- _OBJECTIVE_
List each line of the data that holds the word "script".

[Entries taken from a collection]
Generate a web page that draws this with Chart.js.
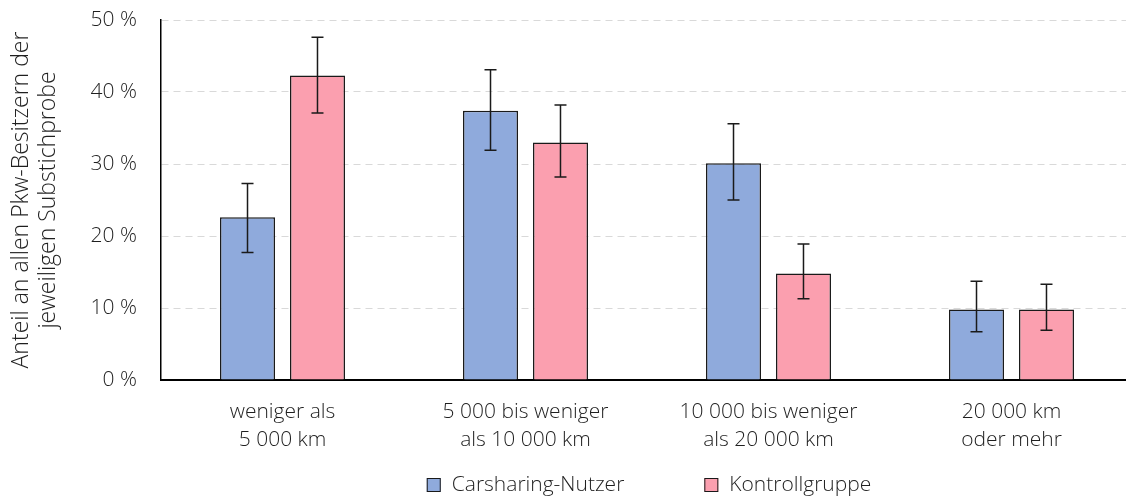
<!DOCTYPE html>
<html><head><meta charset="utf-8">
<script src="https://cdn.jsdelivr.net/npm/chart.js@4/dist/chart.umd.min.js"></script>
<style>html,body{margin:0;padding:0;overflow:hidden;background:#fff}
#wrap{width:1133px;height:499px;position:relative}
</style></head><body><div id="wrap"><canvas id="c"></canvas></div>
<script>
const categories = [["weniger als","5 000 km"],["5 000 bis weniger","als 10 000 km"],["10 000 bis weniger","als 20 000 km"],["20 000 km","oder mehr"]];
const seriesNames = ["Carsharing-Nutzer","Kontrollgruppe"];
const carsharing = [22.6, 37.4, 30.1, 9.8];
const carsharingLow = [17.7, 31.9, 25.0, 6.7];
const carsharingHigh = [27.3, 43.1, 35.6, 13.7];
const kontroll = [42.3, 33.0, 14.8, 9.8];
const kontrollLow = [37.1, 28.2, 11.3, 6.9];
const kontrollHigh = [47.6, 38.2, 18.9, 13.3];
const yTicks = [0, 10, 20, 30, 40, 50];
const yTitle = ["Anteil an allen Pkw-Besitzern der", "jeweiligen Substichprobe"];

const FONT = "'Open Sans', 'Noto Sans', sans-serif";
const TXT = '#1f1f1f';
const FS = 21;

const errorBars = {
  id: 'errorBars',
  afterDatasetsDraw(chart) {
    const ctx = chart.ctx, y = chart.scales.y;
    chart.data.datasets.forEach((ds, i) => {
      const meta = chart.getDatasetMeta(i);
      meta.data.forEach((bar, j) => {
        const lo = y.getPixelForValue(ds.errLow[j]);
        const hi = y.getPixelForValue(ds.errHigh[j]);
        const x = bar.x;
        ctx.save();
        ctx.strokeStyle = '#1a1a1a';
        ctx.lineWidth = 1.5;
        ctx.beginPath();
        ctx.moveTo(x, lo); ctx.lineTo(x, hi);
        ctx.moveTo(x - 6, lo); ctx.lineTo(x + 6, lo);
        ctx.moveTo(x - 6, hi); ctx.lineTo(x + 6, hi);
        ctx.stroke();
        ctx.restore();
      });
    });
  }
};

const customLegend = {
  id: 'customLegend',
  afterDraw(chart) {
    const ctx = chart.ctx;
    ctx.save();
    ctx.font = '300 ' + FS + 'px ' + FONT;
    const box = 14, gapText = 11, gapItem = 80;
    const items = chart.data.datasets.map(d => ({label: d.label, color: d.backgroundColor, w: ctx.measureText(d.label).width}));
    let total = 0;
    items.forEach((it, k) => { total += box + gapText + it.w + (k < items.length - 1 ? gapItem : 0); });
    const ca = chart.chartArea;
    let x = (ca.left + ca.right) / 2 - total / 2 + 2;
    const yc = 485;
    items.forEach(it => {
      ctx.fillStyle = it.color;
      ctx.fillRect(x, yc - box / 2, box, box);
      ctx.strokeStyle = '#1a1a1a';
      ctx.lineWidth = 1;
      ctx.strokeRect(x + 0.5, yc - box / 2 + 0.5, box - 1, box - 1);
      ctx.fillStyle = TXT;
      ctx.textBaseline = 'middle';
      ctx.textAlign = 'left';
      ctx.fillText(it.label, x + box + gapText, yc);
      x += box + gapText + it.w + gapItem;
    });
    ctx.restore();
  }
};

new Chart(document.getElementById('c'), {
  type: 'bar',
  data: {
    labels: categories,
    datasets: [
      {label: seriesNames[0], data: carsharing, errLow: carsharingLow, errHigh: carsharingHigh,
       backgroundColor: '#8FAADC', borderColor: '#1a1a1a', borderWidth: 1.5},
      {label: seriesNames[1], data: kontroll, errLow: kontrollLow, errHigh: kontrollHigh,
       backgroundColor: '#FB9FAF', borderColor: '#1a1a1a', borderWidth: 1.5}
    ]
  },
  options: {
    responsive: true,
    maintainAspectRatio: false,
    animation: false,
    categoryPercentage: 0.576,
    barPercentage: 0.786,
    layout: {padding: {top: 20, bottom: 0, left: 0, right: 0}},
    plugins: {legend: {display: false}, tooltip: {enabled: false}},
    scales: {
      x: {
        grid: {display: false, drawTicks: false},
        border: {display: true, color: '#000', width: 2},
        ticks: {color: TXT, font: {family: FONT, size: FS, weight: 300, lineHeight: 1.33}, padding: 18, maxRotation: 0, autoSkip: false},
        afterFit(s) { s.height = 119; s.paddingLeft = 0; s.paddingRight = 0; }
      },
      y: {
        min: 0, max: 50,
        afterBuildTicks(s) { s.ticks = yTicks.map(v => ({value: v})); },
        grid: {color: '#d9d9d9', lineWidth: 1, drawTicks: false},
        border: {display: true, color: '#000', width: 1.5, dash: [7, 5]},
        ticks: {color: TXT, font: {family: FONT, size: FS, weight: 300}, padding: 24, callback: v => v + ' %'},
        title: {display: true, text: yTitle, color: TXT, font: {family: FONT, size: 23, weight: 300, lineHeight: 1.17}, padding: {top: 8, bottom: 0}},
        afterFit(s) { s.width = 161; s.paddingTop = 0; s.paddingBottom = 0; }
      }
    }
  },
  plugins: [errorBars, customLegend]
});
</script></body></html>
* * *
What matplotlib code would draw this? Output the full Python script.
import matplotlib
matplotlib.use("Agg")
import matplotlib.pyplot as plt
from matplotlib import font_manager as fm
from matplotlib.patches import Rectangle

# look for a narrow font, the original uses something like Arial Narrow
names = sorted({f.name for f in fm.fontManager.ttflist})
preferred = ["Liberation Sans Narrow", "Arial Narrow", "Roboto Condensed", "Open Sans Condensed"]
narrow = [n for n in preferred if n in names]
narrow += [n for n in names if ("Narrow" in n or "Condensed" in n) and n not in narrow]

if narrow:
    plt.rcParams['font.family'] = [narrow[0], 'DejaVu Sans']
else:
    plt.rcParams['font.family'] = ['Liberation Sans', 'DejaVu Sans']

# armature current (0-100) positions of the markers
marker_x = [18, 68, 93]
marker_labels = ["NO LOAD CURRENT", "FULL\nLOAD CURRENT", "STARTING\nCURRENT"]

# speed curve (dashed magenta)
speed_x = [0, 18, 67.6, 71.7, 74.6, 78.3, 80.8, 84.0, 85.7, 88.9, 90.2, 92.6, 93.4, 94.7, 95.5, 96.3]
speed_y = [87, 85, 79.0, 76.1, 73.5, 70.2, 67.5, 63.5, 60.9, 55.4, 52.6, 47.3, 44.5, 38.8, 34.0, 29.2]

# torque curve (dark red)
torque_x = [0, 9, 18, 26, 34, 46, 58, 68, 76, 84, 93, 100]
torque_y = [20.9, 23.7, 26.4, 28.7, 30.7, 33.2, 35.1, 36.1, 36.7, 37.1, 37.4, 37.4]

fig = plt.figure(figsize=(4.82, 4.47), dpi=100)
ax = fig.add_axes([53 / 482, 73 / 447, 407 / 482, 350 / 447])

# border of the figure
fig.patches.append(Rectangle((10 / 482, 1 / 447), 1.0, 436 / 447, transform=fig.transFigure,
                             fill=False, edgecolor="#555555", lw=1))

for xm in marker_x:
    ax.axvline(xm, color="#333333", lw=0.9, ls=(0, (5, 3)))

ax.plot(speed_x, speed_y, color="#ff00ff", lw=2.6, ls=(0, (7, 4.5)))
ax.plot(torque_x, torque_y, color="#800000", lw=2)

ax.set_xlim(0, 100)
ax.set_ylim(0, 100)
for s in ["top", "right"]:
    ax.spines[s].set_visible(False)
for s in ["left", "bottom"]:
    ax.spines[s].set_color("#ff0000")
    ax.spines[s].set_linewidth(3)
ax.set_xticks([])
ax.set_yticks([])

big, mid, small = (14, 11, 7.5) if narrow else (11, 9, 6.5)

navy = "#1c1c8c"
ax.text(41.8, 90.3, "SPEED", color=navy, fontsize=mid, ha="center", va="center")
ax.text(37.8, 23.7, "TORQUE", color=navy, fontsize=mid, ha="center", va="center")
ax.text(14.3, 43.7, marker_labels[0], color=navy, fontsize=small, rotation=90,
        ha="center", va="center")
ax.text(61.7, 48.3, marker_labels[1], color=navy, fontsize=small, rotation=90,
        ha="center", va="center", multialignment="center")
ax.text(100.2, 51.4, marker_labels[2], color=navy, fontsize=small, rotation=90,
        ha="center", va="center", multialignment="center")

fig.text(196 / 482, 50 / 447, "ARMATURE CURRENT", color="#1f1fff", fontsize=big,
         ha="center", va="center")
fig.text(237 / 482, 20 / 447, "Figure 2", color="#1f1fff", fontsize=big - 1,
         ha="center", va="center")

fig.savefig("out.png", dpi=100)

- _RESULT OF THIS TASK_
<script src="https://cdn.jsdelivr.net/npm/chart.js@4/dist/chart.umd.min.js"></script>
<script>
</script></body></html>
What matplotlib code would draw this? Output the full Python script.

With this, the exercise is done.